>> START SUPPLIED INFORMATION
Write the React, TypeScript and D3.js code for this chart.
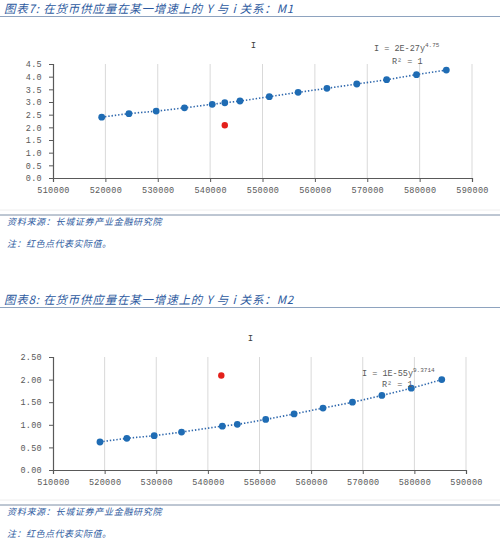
import React, { useRef, useEffect } from 'react';
import * as d3 from 'd3';

// 图表7 (M1) values
const m1Supply = [519300, 524500, 529700, 535100, 540400, 542800, 545700, 551300, 556800, 562300, 568000, 573700, 579400, 585100];
const m1Rate = [2.40, 2.54, 2.64, 2.77, 2.91, 2.97, 3.04, 3.21, 3.38, 3.54, 3.71, 3.88, 4.08, 4.26];
const m1ActualSupply = [542800];
const m1ActualRate = [2.08];

// 图表8 (M2) values
const m2Supply = [519100, 524300, 529600, 534900, 542800, 545700, 551200, 556700, 562300, 568000, 573700, 579400, 585300];
const m2Rate = [0.62, 0.70, 0.76, 0.84, 0.97, 1.01, 1.12, 1.24, 1.37, 1.50, 1.65, 1.81, 2.00];
const m2ActualSupply = [542600];
const m2ActualRate = [2.09];

const xTicks = [510000, 520000, 530000, 540000, 550000, 560000, 570000, 580000, 590000];
const m1YTicks = [0, 0.5, 1, 1.5, 2, 2.5, 3, 3.5, 4, 4.5];
const m2YTicks = [0, 0.5, 1, 1.5, 2, 2.5];

const BLUE = '#1f6cb4';
const RED = '#e3201b';
const AXIS = '#595959';
const HEAD = '#2d5aa0';
const MONO = '"Liberation Mono", "DejaVu Sans Mono", monospace';
const CJK = '"Noto Sans CJK SC", "Noto Sans", sans-serif';

interface PanelSpec {
  top: number;
  heading: string;
  supply: number[];
  rate: number[];
  actualSupply: number[];
  actualRate: number[];
  yTicks: number[];
  yFormat: string;
  plot: { left: number; right: number; top: number; bottom: number };
  eq: { x: number; y: number; base: string; exp: string };
  r2: { x: number; y: number };
  footY: number;
}

const panels: PanelSpec[] = [
  {
    top: 0,
    heading: '图表7:  在货币供应量在某一增速上的 Y 与 i 关系：M1',
    supply: m1Supply,
    rate: m1Rate,
    actualSupply: m1ActualSupply,
    actualRate: m1ActualRate,
    yTicks: m1YTicks,
    yFormat: '.1f',
    plot: { left: 53, right: 472, top: 64, bottom: 178 },
    eq: { x: 374, y: 51, base: 'I = 2E-27y', exp: '4.75' },
    r2: { x: 392, y: 64 },
    footY: 215,
  },
  {
    top: 291,
    heading: '图表8:  在货币供应量在某一增速上的 Y 与 i 关系：M2',
    supply: m2Supply,
    rate: m2Rate,
    actualSupply: m2ActualSupply,
    actualRate: m2ActualRate,
    yTicks: m2YTicks,
    yFormat: '.2f',
    plot: { left: 53, right: 466, top: 357, bottom: 470 },
    eq: { x: 362, y: 376, base: 'I = 1E-55y', exp: '9.3714' },
    r2: { x: 382, y: 387 },
    footY: 505,
  },
];

const App = () => {
  const svgRef = useRef(null);
  const width = 500;
  const height = 540;

  useEffect(() => {
    const svg = d3.select(svgRef.current)
      .attr('width', width)
      .attr('height', height);
    svg.selectAll('*').remove();

    panels.forEach(p => {
      const g = svg.append('g');

      // heading + rule
      g.append('text')
        .attr('x', 4)
        .attr('y', p.top + 13)
        .attr('font-family', CJK)
        .attr('font-size', 11.5)
        .attr('font-style', 'italic')
        .attr('letter-spacing', 0.8)
        .attr('fill', HEAD)
        .text(p.heading);
      g.append('line')
        .attr('x1', 0).attr('x2', width)
        .attr('y1', p.top + 16.5).attr('y2', p.top + 16.5)
        .attr('stroke', '#8ea3bf')
        .attr('stroke-width', 1);

      const x = d3.scaleLinear()
        .domain([xTicks[0], xTicks[xTicks.length - 1]])
        .range([p.plot.left, p.plot.right]);
      const y = d3.scaleLinear()
        .domain([0, p.yTicks[p.yTicks.length - 1]])
        .range([p.plot.bottom, p.plot.top]);

      // chart title
      g.append('text')
        .attr('x', (p.plot.left + p.plot.right) / 2 - 9)
        .attr('y', p.plot.top - 16)
        .attr('text-anchor', 'middle')
        .attr('font-family', MONO)
        .attr('font-size', 9)
        .attr('fill', '#404040')
        .text('I');

      // vertical gridlines
      g.append('g')
        .selectAll('line')
        .data(xTicks.slice(1))
        .enter()
        .append('line')
        .attr('x1', d => x(d)).attr('x2', d => x(d))
        .attr('y1', p.plot.top).attr('y2', p.plot.bottom)
        .attr('stroke', '#d9d9d9')
        .attr('stroke-width', 1);

      // axes
      const xAxis = g.append('g')
        .attr('transform', `translate(0,${p.plot.bottom})`)
        .call(d3.axisBottom(x).tickValues(xTicks).tickFormat(d3.format('d')).tickSize(4).tickPadding(5));
      const yAxis = g.append('g')
        .attr('transform', `translate(${p.plot.left},0)`)
        .call(d3.axisLeft(y).tickValues(p.yTicks).tickFormat(d3.format(p.yFormat)).tickSize(4).tickPadding(7));
      [xAxis, yAxis].forEach(a => {
        a.select('.domain').attr('stroke', AXIS).attr('stroke-width', 1.2);
        a.selectAll('.tick line').attr('stroke', AXIS);
        a.selectAll('.tick text')
          .attr('fill', AXIS)
          .attr('font-family', MONO)
          .attr('font-size', 8.5)
          .attr('letter-spacing', 0.3);
      });

      // dotted power trendline through fitted points
      const pts = p.supply.map((s, i) => [s, p.rate[i]] as [number, number]);
      const line = d3.line<[number, number]>()
        .x(d => x(d[0]))
        .y(d => y(d[1]))
        .curve(d3.curveMonotoneX);
      g.append('path')
        .attr('d', line(pts))
        .attr('fill', 'none')
        .attr('stroke', '#2f68ad')
        .attr('stroke-width', 1.6)
        .attr('stroke-dasharray', '1.4 1.9');

      g.append('g')
        .selectAll('circle')
        .data(pts)
        .enter()
        .append('circle')
        .attr('cx', d => x(d[0]))
        .attr('cy', d => y(d[1]))
        .attr('r', 3.4)
        .attr('fill', BLUE);

      g.append('g')
        .selectAll('circle')
        .data(p.actualSupply.map((s, i) => [s, p.actualRate[i]]))
        .enter()
        .append('circle')
        .attr('cx', d => x(d[0]))
        .attr('cy', d => y(d[1]))
        .attr('r', 3.2)
        .attr('fill', RED);

      // trendline label
      const eq = g.append('text')
        .attr('x', p.eq.x)
        .attr('y', p.eq.y)
        .attr('font-family', MONO)
        .attr('font-size', 8.5)
        .attr('fill', AXIS);
      eq.append('tspan').text(p.eq.base);
      eq.append('tspan')
        .attr('dy', -4)
        .attr('font-size', 6)
        .text(p.eq.exp);
      g.append('text')
        .attr('x', p.r2.x)
        .attr('y', p.r2.y)
        .attr('font-family', MONO)
        .attr('font-size', 8.5)
        .attr('fill', AXIS)
        .text('R² = 1');

      // footer
      g.append('line')
        .attr('x1', 0).attr('x2', width)
        .attr('y1', p.footY - 5).attr('y2', p.footY - 5)
        .attr('stroke', '#eeeeee');
      g.append('line')
        .attr('x1', 0).attr('x2', width)
        .attr('y1', p.footY).attr('y2', p.footY)
        .attr('stroke', '#7d8ea6')
        .attr('stroke-width', 1);
      g.append('text')
        .attr('x', 7)
        .attr('y', p.footY + 10)
        .attr('font-family', CJK)
        .attr('font-size', 9)
        .attr('font-style', 'italic')
        .attr('letter-spacing', 0.7)
        .attr('fill', HEAD)
        .text('资料来源：长城证券产业金融研究院');
      g.append('text')
        .attr('x', 7)
        .attr('y', p.footY + 32)
        .attr('font-family', CJK)
        .attr('font-size', 9)
        .attr('font-style', 'italic')
        .attr('letter-spacing', 0.5)
        .attr('fill', HEAD)
        .text('注：红色点代表实际值。');
    });
  }, []);

  return (
    <div style={{ position: 'absolute', left: 0, top: 0, background: '#fff' }}>
      <svg ref={svgRef} style={{ display: 'block' }}></svg>
    </div>
  );
};

export default App;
>> END SUPPLIED INFORMATION
** PROBLEM TO WORK ON **
Extract, word for word, each line from the top of the data down to and including the line with "import * as d3 from 'd3';"; skip the pictures.

** SOLUTION TO THE EXERCISE **
Write the React, TypeScript and D3.js code for this chart.
import React, { useRef, useEffect } from 'react';
import * as d3 from 'd3';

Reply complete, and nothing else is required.